[RECORDS FOR THIS EXERCISE]
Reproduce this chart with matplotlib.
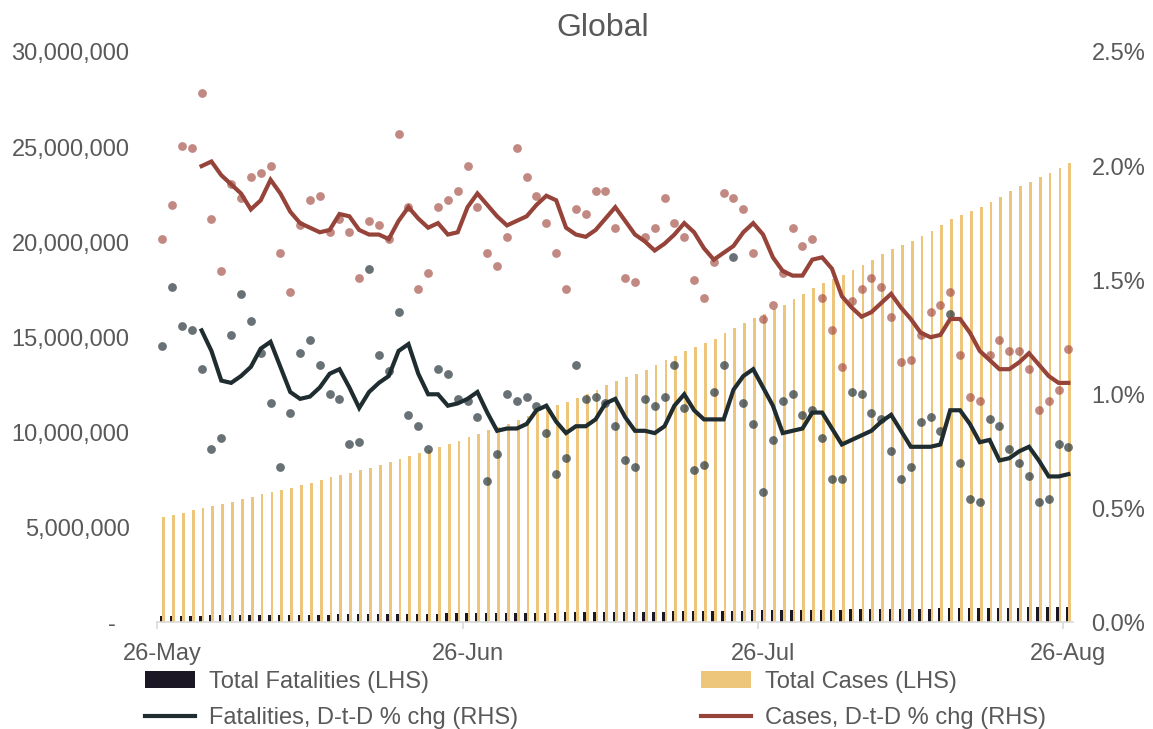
import numpy as np
import pandas as pd
import matplotlib
matplotlib.use('Agg')
import matplotlib.pyplot as plt
from matplotlib.ticker import FuncFormatter, FixedLocator

plt.rcParams['font.family'] = ['Liberation Sans', 'DejaVu Sans']

# %% data (26-May-2020 .. 26-Aug-2020)
dates = pd.date_range('2020-05-26', '2020-08-26', freq='D')

total_cases_m = [5.54, 5.66, 5.76, 5.90, 6.03, 6.15, 6.24, 6.36, 6.48, 6.62,
                 6.76, 6.88, 6.99, 7.09, 7.24, 7.36, 7.50, 7.64, 7.76, 7.88,
                 8.03, 8.15, 8.29, 8.43, 8.61, 8.76, 8.90, 9.08, 9.22, 9.38,
                 9.55, 9.75, 9.92, 10.10, 10.26, 10.45, 10.66, 10.87, 11.06, 11.27,
                 11.45, 11.59, 11.80, 12.03, 12.24, 12.48, 12.71, 12.89, 13.08, 13.29,
                 13.54, 13.78, 14.03, 14.25, 14.48, 14.69, 14.92, 15.20, 15.50, 15.76,
                 16.03, 16.24, 16.46, 16.71, 17.01, 17.29, 17.59, 17.85, 18.06, 18.25,
                 18.52, 18.78, 19.08, 19.38, 19.62, 19.85, 20.08, 20.34, 20.61, 20.90,
                 21.20, 21.45, 21.66, 21.87, 22.13, 22.40, 22.68, 22.94, 23.18, 23.41,
                 23.62, 23.88, 24.17]

total_fatalities_k = [347, 352, 357, 361, 365, 368, 371, 376, 381, 386,
                      391, 395, 397, 401, 406, 411, 415, 419, 424, 427,
                      430, 437, 442, 447, 453, 457, 461, 465, 470, 475,
                      480, 484, 489, 492, 495, 500, 505, 510, 515, 519,
                      523, 526, 532, 537, 543, 548, 553, 557, 560, 566,
                      571, 577, 583, 589, 593, 597, 603, 610, 620, 625,
                      631, 635, 640, 646, 652, 658, 664, 670, 674, 678,
                      685, 692, 698, 704, 710, 714, 719, 725, 732, 738,
                      748, 753, 757, 761, 768, 775, 781, 786, 791, 795,
                      800, 806, 812]

# daily % change (dots)
cases_pct = [1.68, 1.83, 2.09, 2.08, 2.32, 1.77, 1.54, 1.92, 1.86, 1.95,
             1.97, 2.00, 1.62, 1.45, 1.74, 1.85, 1.87, 1.71, 1.77, 1.71,
             1.51, 1.76, 1.74, 1.68, 2.14, 1.82, 1.46, 1.53, 1.82, 1.85,
             1.89, 2.00, 1.82, 1.62, 1.56, 1.69, 2.08, 1.95, 1.87, 1.75,
             1.62, 1.46, 1.81, 1.79, 1.89, 1.89, 1.73, 1.51, 1.49, 1.69,
             1.73, 1.86, 1.75, 1.69, 1.50, 1.42, 1.58, 1.88, 1.86, 1.81,
             1.62, 1.33, 1.39, 1.53, 1.73, 1.65, 1.68, 1.42, 1.28, 1.12,
             1.41, 1.46, 1.51, 1.47, 1.34, 1.14, 1.15, 1.26, 1.36, 1.39,
             1.45, 1.17, 0.99, 0.97, 1.17, 1.24, 1.19, 1.19, 1.11, 0.93,
             0.97, 1.02, 1.20]

fatal_pct = [1.21, 1.47, 1.30, 1.28, 1.11, 0.76, 0.81, 1.26, 1.44, 1.32,
             1.18, 0.96, 0.68, 0.92, 1.18, 1.24, 1.13, 1.00, 0.98, 0.78,
             0.79, 1.55, 1.17, 1.10, 1.36, 0.91, 0.86, 0.76, 1.11, 1.09,
             0.98, 0.97, 0.90, 0.62, 0.74, 1.00, 0.97, 0.99, 0.95, 0.83,
             0.65, 0.72, 1.13, 0.98, 0.99, 0.96, 0.86, 0.71, 0.68, 0.98,
             0.95, 0.99, 1.13, 0.94, 0.67, 0.69, 1.01, 1.13, 1.60, 0.96,
             0.87, 0.57, 0.80, 0.97, 1.00, 0.91, 0.93, 0.81, 0.63, 0.63,
             1.01, 1.00, 0.92, 0.89, 0.75, 0.63, 0.68, 0.88, 0.90, 0.84,
             1.35, 0.70, 0.54, 0.53, 0.89, 0.86, 0.76, 0.70, 0.64, 0.53,
             0.54, 0.78, 0.77]

# smoothed lines, start on the 5th day (31-May)
cases_line = [2.00, 2.02, 1.96, 1.92, 1.88, 1.81, 1.85, 1.94, 1.88, 1.80,
              1.75, 1.73, 1.71, 1.72, 1.79, 1.78, 1.72, 1.70, 1.70, 1.68,
              1.76, 1.82, 1.77, 1.73, 1.75, 1.70, 1.71, 1.82, 1.88, 1.83,
              1.78, 1.74, 1.76, 1.78, 1.83, 1.87, 1.85, 1.73, 1.70, 1.69,
              1.72, 1.77, 1.82, 1.76, 1.70, 1.67, 1.63, 1.66, 1.70, 1.75,
              1.71, 1.64, 1.59, 1.62, 1.65, 1.71, 1.75, 1.70, 1.60, 1.54,
              1.52, 1.52, 1.59, 1.60, 1.55, 1.43, 1.38, 1.34, 1.36, 1.40,
              1.44, 1.38, 1.33, 1.27, 1.25, 1.26, 1.33, 1.33, 1.27, 1.19,
              1.15, 1.11, 1.11, 1.14, 1.18, 1.13, 1.08, 1.05, 1.05]

fatal_line = [1.28, 1.19, 1.06, 1.05, 1.08, 1.12, 1.20, 1.23, 1.12, 1.01,
              0.98, 0.99, 1.03, 1.09, 1.11, 1.03, 0.94, 1.01, 1.05, 1.08,
              1.19, 1.22, 1.09, 1.00, 1.00, 0.95, 0.96, 0.98, 1.01, 0.92,
              0.84, 0.85, 0.85, 0.87, 0.93, 0.95, 0.88, 0.83, 0.86, 0.86,
              0.89, 0.96, 0.98, 0.90, 0.84, 0.84, 0.83, 0.86, 0.95, 1.00,
              0.93, 0.89, 0.89, 0.89, 1.02, 1.08, 1.11, 1.03, 0.95, 0.83,
              0.84, 0.85, 0.92, 0.92, 0.85, 0.78, 0.80, 0.82, 0.84, 0.88,
              0.91, 0.84, 0.77, 0.77, 0.77, 0.78, 0.93, 0.93, 0.87, 0.79,
              0.80, 0.71, 0.72, 0.75, 0.77, 0.71, 0.64, 0.64, 0.65]

tick_dates = ['2020-05-26', '2020-06-26', '2020-07-26', '2020-08-26']

# %%
txt = '#595959'
c_case_bar = '#EDC67B'
c_fat_bar = '#1B1725'
c_case_line = '#96433A'
c_fat_line = '#1F2D31'

x = np.arange(len(dates))
x_line = x[len(x) - len(cases_line):]

fig = plt.figure(figsize=(11.53, 7.29), dpi=100)
ax = fig.add_axes([0.1364, 0.1461, 0.7945, 0.7826])
ax2 = ax.twinx()

b_fat = ax.bar(x - 0.12, np.array(total_fatalities_k) * 1e3, width=0.24,
               color=c_fat_bar, label='Total Fatalities (LHS)')
b_case = ax.bar(x + 0.14, np.array(total_cases_m) * 1e6, width=0.28,
                color=c_case_bar, label='Total Cases (LHS)')

ax2.scatter(x, fatal_pct, s=40, color='#2E3B40', alpha=0.72, linewidths=0, zorder=2)
ax2.scatter(x, cases_pct, s=40, color='#A2493F', alpha=0.65, linewidths=0, zorder=2)
l_fat, = ax2.plot(x_line, fatal_line, color=c_fat_line, lw=3, zorder=3,
                  solid_joinstyle='miter', label='Fatalities, D-t-D % chg (RHS)')
l_case, = ax2.plot(x_line, cases_line, color=c_case_line, lw=3, zorder=3,
                   solid_joinstyle='miter', label='Cases, D-t-D % chg (RHS)')

ax.set_xlim(-0.5, len(x) - 0.5)
ax.set_ylim(0, 30e6)
ax2.set_ylim(0, 2.5)
ax.set_yticks(np.arange(0, 30e6 + 1, 5e6))
ax2.set_yticks(np.arange(0, 2.51, 0.5))
ax.yaxis.set_major_formatter(FuncFormatter(lambda v, p: '-  ' if v == 0 else f'{v:,.0f}'))
ax2.yaxis.set_major_formatter(FuncFormatter(lambda v, p: f'{v:.1f}%'))

tick_pos = [list(dates).index(pd.Timestamp(d)) for d in tick_dates]
ax.set_xticks(tick_pos)
ax.set_xticklabels([pd.Timestamp(d).strftime('%d-%b') for d in tick_dates])
ax.xaxis.set_minor_locator(FixedLocator([p - 0.5 for p in tick_pos]))

for a in (ax, ax2):
    for s in a.spines.values():
        s.set_visible(False)
ax.spines['bottom'].set_visible(True)
ax.spines['bottom'].set_color('#D9D9D9')
ax.spines['bottom'].set_linewidth(1.2)

ax.tick_params(axis='x', which='major', length=0, pad=15, labelsize=17, labelcolor=txt)
ax.tick_params(axis='x', which='minor', length=5, width=1.2, color='#D9D9D9', direction='out')
ax.tick_params(axis='y', length=0, pad=20, labelsize=17, labelcolor=txt)
ax2.tick_params(axis='y', length=0, pad=13, labelsize=17, labelcolor=txt)

fig.text(0.523, 0.962, 'Global', ha='center', va='center', fontsize=23, color=txt)

fig.legend([b_fat, l_fat, b_case, l_case],
           [b_fat.get_label(), l_fat.get_label(), b_case.get_label(), l_case.get_label()],
           loc='upper left', bbox_to_anchor=(0.126, 0.080), ncol=2, frameon=False,
           fontsize=17, labelcolor=txt, handlelength=2.1, handletextpad=0.6,
           columnspacing=7.75, labelspacing=0.6, borderpad=0, borderaxespad=0)

fig.savefig('out.png', dpi=100)
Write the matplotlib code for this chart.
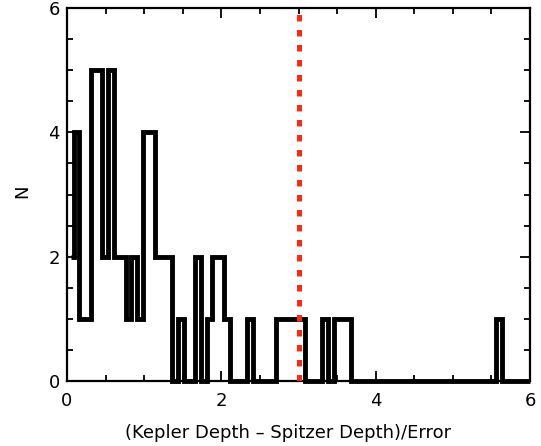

[WRITTEN PROBLEM] Repeat exactly and only the lines from the start of the data above through the line that holds "plt.rcParams['font.family'] = ['Liberation", inclusive. Pictures do not belong in the copy.

[SOLUTION TO THE PROBLEM]
Reproduce this chart with matplotlib.
import numpy as np
import pandas as pd
import matplotlib
matplotlib.use('Agg')
import matplotlib.pyplot as plt
from matplotlib.ticker import FuncFormatter, FixedLocator

plt.rcParams['font.family'] = ['Liberation Sans', 'DejaVu Sans']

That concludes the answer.